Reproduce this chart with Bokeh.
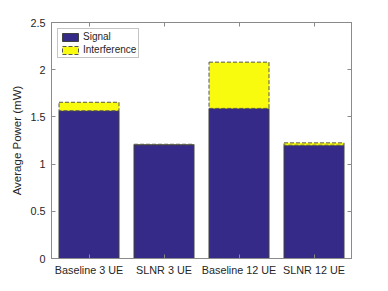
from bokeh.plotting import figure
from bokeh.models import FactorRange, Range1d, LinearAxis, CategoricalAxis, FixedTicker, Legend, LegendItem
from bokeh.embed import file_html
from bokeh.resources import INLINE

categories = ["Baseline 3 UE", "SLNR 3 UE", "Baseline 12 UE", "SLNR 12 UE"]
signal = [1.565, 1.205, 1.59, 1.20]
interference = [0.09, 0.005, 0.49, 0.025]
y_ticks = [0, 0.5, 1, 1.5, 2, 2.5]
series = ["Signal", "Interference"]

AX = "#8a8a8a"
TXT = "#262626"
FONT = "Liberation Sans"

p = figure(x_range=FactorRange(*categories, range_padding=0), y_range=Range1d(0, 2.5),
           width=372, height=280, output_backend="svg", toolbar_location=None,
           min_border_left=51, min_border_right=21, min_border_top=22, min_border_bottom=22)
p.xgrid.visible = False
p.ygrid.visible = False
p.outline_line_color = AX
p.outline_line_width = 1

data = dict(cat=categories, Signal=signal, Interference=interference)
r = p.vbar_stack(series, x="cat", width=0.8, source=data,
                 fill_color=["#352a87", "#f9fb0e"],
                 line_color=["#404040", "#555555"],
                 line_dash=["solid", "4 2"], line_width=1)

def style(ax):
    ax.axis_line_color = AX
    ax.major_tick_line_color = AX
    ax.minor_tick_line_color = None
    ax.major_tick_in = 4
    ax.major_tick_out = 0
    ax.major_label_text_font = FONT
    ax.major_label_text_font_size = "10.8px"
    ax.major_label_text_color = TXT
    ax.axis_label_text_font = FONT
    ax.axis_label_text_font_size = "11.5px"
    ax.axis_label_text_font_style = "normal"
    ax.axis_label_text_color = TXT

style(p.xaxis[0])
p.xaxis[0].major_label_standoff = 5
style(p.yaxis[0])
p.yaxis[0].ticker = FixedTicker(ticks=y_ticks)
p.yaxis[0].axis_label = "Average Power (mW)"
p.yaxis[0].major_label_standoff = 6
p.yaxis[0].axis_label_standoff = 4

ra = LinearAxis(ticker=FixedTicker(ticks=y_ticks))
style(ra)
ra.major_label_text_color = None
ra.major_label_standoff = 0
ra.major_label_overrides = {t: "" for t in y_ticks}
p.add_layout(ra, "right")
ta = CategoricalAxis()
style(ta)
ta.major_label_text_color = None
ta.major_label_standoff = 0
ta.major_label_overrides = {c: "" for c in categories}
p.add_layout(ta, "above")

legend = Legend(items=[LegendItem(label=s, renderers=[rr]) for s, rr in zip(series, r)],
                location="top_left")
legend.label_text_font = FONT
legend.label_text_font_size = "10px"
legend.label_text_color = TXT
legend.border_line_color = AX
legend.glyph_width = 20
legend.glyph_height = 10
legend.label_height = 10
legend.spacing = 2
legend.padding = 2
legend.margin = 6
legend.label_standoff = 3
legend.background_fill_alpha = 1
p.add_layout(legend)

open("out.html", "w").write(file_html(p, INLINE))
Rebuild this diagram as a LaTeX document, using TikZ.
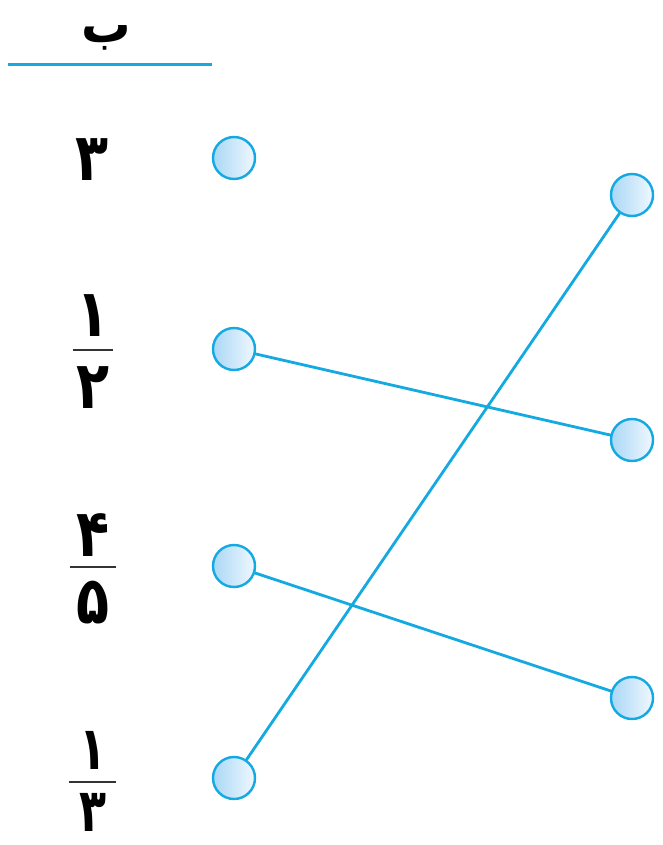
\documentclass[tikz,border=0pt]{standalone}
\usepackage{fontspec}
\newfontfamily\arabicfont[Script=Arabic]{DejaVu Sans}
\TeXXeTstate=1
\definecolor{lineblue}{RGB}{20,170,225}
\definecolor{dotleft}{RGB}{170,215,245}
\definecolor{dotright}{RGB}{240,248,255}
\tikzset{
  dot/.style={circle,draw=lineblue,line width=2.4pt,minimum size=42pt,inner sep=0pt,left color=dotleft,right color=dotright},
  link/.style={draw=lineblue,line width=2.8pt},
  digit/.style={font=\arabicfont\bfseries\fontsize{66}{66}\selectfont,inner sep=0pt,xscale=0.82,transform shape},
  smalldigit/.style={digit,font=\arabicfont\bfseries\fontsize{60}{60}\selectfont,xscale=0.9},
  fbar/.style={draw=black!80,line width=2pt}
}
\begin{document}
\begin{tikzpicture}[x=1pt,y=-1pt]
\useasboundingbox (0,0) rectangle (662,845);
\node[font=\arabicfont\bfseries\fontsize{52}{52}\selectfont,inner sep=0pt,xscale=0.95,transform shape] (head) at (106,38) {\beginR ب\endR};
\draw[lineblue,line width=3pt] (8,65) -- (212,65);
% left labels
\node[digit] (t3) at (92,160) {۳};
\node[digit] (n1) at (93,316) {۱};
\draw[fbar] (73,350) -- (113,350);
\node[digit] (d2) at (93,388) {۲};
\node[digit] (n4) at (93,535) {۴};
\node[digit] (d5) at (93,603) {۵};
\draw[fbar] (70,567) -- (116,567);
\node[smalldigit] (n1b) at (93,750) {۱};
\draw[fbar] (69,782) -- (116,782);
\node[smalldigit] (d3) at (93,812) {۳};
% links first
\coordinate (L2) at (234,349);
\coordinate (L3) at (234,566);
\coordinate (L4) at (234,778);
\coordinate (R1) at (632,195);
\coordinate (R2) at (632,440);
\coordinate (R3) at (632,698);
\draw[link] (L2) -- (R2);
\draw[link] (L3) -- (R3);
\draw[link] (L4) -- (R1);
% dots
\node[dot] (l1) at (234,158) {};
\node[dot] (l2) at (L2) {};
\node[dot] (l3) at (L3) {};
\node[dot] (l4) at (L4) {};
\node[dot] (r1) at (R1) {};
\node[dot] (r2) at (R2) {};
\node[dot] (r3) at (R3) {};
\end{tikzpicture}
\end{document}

+-------+

▶ DIRECTION
Quote the records above in full, dropping each picture.

▶ TASK ANSWER
Reproduce this chart with Bokeh.
from bokeh.plotting import figure
from bokeh.models import FactorRange, Range1d, LinearAxis, CategoricalAxis, FixedTicker, Legend, LegendItem
from bokeh.embed import file_html
from bokeh.resources import INLINE

categories = ["Baseline 3 UE", "SLNR 3 UE", "Baseline 12 UE", "SLNR 12 UE"]
signal = [1.565, 1.205, 1.59, 1.20]
interference = [0.09, 0.005, 0.49, 0.025]
y_ticks = [0, 0.5, 1, 1.5, 2, 2.5]
series = ["Signal", "Interference"]

AX = "#8a8a8a"
TXT = "#262626"
FONT = "Liberation Sans"

p = figure(x_range=FactorRange(*categories, range_padding=0), y_range=Range1d(0, 2.5),
           width=372, height=280, output_backend="svg", toolbar_location=None,
           min_border_left=51, min_border_right=21, min_border_top=22, min_border_bottom=22)
p.xgrid.visible = False
p.ygrid.visible = False
p.outline_line_color = AX
p.outline_line_width = 1

data = dict(cat=categories, Signal=signal, Interference=interference)
r = p.vbar_stack(series, x="cat", width=0.8, source=data,
                 fill_color=["#352a87", "#f9fb0e"],
                 line_color=["#404040", "#555555"],
                 line_dash=["solid", "4 2"], line_width=1)

def style(ax):
    ax.axis_line_color = AX
    ax.major_tick_line_color = AX
    ax.minor_tick_line_color = None
    ax.major_tick_in = 4
    ax.major_tick_out = 0
    ax.major_label_text_font = FONT
    ax.major_label_text_font_size = "10.8px"
    ax.major_label_text_color = TXT
    ax.axis_label_text_font = FONT
    ax.axis_label_text_font_size = "11.5px"
    ax.axis_label_text_font_style = "normal"
    ax.axis_label_text_color = TXT

style(p.xaxis[0])
p.xaxis[0].major_label_standoff = 5
style(p.yaxis[0])
p.yaxis[0].ticker = FixedTicker(ticks=y_ticks)
p.yaxis[0].axis_label = "Average Power (mW)"
p.yaxis[0].major_label_standoff = 6
p.yaxis[0].axis_label_standoff = 4

ra = LinearAxis(ticker=FixedTicker(ticks=y_ticks))
style(ra)
ra.major_label_text_color = None
ra.major_label_standoff = 0
ra.major_label_overrides = {t: "" for t in y_ticks}
p.add_layout(ra, "right")
ta = CategoricalAxis()
style(ta)
ta.major_label_text_color = None
ta.major_label_standoff = 0
ta.major_label_overrides = {c: "" for c in categories}
p.add_layout(ta, "above")

legend = Legend(items=[LegendItem(label=s, renderers=[rr]) for s, rr in zip(series, r)],
                location="top_left")
legend.label_text_font = FONT
legend.label_text_font_size = "10px"
legend.label_text_color = TXT
legend.border_line_color = AX
legend.glyph_width = 20
legend.glyph_height = 10
legend.label_height = 10
legend.spacing = 2
legend.padding = 2
legend.margin = 6
legend.label_standoff = 3
legend.background_fill_alpha = 1
p.add_layout(legend)

open("out.html", "w").write(file_html(p, INLINE))
Rebuild this diagram as a LaTeX document, using TikZ.
\documentclass[tikz,border=0pt]{standalone}
\usepackage{fontspec}
\newfontfamily\arabicfont[Script=Arabic]{DejaVu Sans}
\TeXXeTstate=1
\definecolor{lineblue}{RGB}{20,170,225}
\definecolor{dotleft}{RGB}{170,215,245}
\definecolor{dotright}{RGB}{240,248,255}
\tikzset{
  dot/.style={circle,draw=lineblue,line width=2.4pt,minimum size=42pt,inner sep=0pt,left color=dotleft,right color=dotright},
  link/.style={draw=lineblue,line width=2.8pt},
  digit/.style={font=\arabicfont\bfseries\fontsize{66}{66}\selectfont,inner sep=0pt,xscale=0.82,transform shape},
  smalldigit/.style={digit,font=\arabicfont\bfseries\fontsize{60}{60}\selectfont,xscale=0.9},
  fbar/.style={draw=black!80,line width=2pt}
}
\begin{document}
\begin{tikzpicture}[x=1pt,y=-1pt]
\useasboundingbox (0,0) rectangle (662,845);
\node[font=\arabicfont\bfseries\fontsize{52}{52}\selectfont,inner sep=0pt,xscale=0.95,transform shape] (head) at (106,38) {\beginR ب\endR};
\draw[lineblue,line width=3pt] (8,65) -- (212,65);
% left labels
\node[digit] (t3) at (92,160) {۳};
\node[digit] (n1) at (93,316) {۱};
\draw[fbar] (73,350) -- (113,350);
\node[digit] (d2) at (93,388) {۲};
\node[digit] (n4) at (93,535) {۴};
\node[digit] (d5) at (93,603) {۵};
\draw[fbar] (70,567) -- (116,567);
\node[smalldigit] (n1b) at (93,750) {۱};
\draw[fbar] (69,782) -- (116,782);
\node[smalldigit] (d3) at (93,812) {۳};
% links first
\coordinate (L2) at (234,349);
\coordinate (L3) at (234,566);
\coordinate (L4) at (234,778);
\coordinate (R1) at (632,195);
\coordinate (R2) at (632,440);
\coordinate (R3) at (632,698);
\draw[link] (L2) -- (R2);
\draw[link] (L3) -- (R3);
\draw[link] (L4) -- (R1);
% dots
\node[dot] (l1) at (234,158) {};
\node[dot] (l2) at (L2) {};
\node[dot] (l3) at (L3) {};
\node[dot] (l4) at (L4) {};
\node[dot] (r1) at (R1) {};
\node[dot] (r2) at (R2) {};
\node[dot] (r3) at (R3) {};
\end{tikzpicture}
\end{document}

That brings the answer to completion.